> [Your objective]:
Extract only the first line of the listing and every line after it up to and including the one with "plt.rcParams['mathtext.default'] = 'regular'". Omit the pictures.

> [Recorded data]:
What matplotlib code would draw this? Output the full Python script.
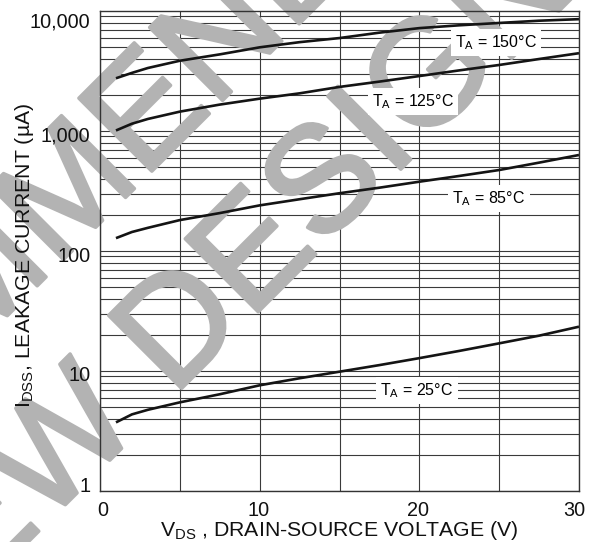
import matplotlib.pyplot as plt
import matplotlib.transforms as mtrans
import matplotlib.patheffects as pe
from matplotlib.ticker import FixedLocator, NullLocator, FixedFormatter

plt.rcParams['font.family'] = ['Liberation Sans', 'DejaVu Sans']
plt.rcParams['mathtext.fontset'] = 'custom'
plt.rcParams['mathtext.rm'] = 'Liberation Sans'
plt.rcParams['mathtext.it'] = 'Liberation Sans:italic'
plt.rcParams['mathtext.default'] = 'regular'

# valors llegits del grafic (uA)
v_ds = [1, 2, 3, 5, 7.5, 10, 12.5, 15, 17.5, 20, 22.5, 25, 27.5, 30]
i_150 = [2750, 3050, 3350, 3850, 4350, 4980, 5500, 5950, 6600, 7200, 7600, 7950, 8300, 8550]
i_125 = [1010, 1150, 1260, 1450, 1660, 1860, 2060, 2330, 2580, 2870, 3200, 3550, 3980, 4450]
i_85 = [128, 144, 156, 181, 207, 240, 270, 303, 337, 378, 422, 473, 545, 631]
i_25 = [3.73, 4.35, 4.75, 5.48, 6.4, 7.6, 8.7, 9.87, 11.2, 12.8, 14.7, 17.0, 19.7, 23.4]

curves = [i_150, i_125, i_85, i_25]
labels = [r'T$_{A}$ = 150°C', r'T$_{A}$ = 125°C', r'T$_{A}$ = 85°C', r'T$_{A}$ = 25°C']
label_x = [24.8, 19.6, 24.35, 19.85]
label_y = [5500, 1750, 272, 6.9]

y_ticks = [1, 10, 100, 1000, 10000]
y_ticklabels = ['1', '10', '100', '1,000', '10,000']
x_ticks = [0, 10, 20, 30]
x_grid = [0, 5, 10, 15, 20, 25, 30]

fig = plt.figure(figsize=(5.95, 5.42), dpi=100)
ax = fig.add_axes([100 / 595, 51 / 542, 479 / 595, 480 / 542])
ax.set_yscale('log')
ax.set_xlim(0, 30)
ax.set_ylim(1, 10000)

# graella feta a ma (per poder posar la marca d'aigua entremig)
grid_c = '#3a3a3a'
for dec in [1, 10, 100, 1000]:
    for k in range(1, 10):
        ax.axhline(k * dec, color=grid_c, lw=0.8, zorder=1)
for xv in x_grid:
    ax.axvline(xv, color=grid_c, lw=0.8, zorder=1)

# marca d'aigua
wm_c = '#b3b3b3'
wm = dict(fontsize=108, color=wm_c, rotation=45, rotation_mode='anchor',
          ha='left', va='baseline', transform=fig.transFigure, clip_on=False, zorder=1.5,
          path_effects=[pe.withStroke(linewidth=2.5, foreground=wm_c)])
ax.text(-340 / 595, 1 - 663 / 542, 'RECOMMENDED', **wm)
ax.text(-104 / 595, 1 - 674 / 542, 'NEW DESIGN', **wm)

for vals in curves:
    ax.plot(v_ds, vals, color='#141414', lw=1.9, zorder=2, solid_capstyle='butt')

for txt, lx, ly in zip(labels, label_x, label_y):
    ax.text(lx, ly, txt, fontsize=11.5, ha='center', va='center', zorder=3,
            bbox=dict(facecolor='white', edgecolor='none', pad=3))

ax.set_axisbelow(False)
ax.yaxis.set_major_locator(FixedLocator(y_ticks))
ax.yaxis.set_major_formatter(FixedFormatter(y_ticklabels))
ax.yaxis.set_minor_locator(NullLocator())
ax.xaxis.set_major_locator(FixedLocator(x_ticks))
ax.tick_params(axis='both', length=0, labelsize=14.3, colors='#111111')
ax.tick_params(axis='y', pad=7)
ax.tick_params(axis='x', pad=7)

# petits desplacaments de les etiquetes com a l'original (pixels)
ytick_dy = [-6.5, 2.5, 4, 2.5, 9]
for lab, dy in zip(ax.get_yticklabels(), ytick_dy):
    lab.set_transform(lab.get_transform() + mtrans.ScaledTranslation(0, -dy / 100, fig.dpi_scale_trans))
xtick_dx = [3, -1, -1, -5]
for lab, dx in zip(ax.get_xticklabels(), xtick_dx):
    lab.set_transform(lab.get_transform() + mtrans.ScaledTranslation(dx / 100, 0, fig.dpi_scale_trans))

for sp in ax.spines.values():
    sp.set_color('#333333')
    sp.set_linewidth(1.0)

ax.set_xlabel(r'V$_{DS}$ , DRAIN-SOURCE VOLTAGE (V)', fontsize=15.3, color='#111111')
ax.set_ylabel(r'I$_{DSS}$, LEAKAGE CURRENT (µA)', fontsize=15.3, color='#111111')
ax.xaxis.set_label_coords(0.5, -0.058)
ax.yaxis.set_label_coords(-0.133, 0.4917)

fig.savefig('out.png', dpi=100)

> [Exercise answer]:
What matplotlib code would draw this? Output the full Python script.
import matplotlib.pyplot as plt
import matplotlib.transforms as mtrans
import matplotlib.patheffects as pe
from matplotlib.ticker import FixedLocator, NullLocator, FixedFormatter

plt.rcParams['font.family'] = ['Liberation Sans', 'DejaVu Sans']
plt.rcParams['mathtext.fontset'] = 'custom'
plt.rcParams['mathtext.rm'] = 'Liberation Sans'
plt.rcParams['mathtext.it'] = 'Liberation Sans:italic'
plt.rcParams['mathtext.default'] = 'regular'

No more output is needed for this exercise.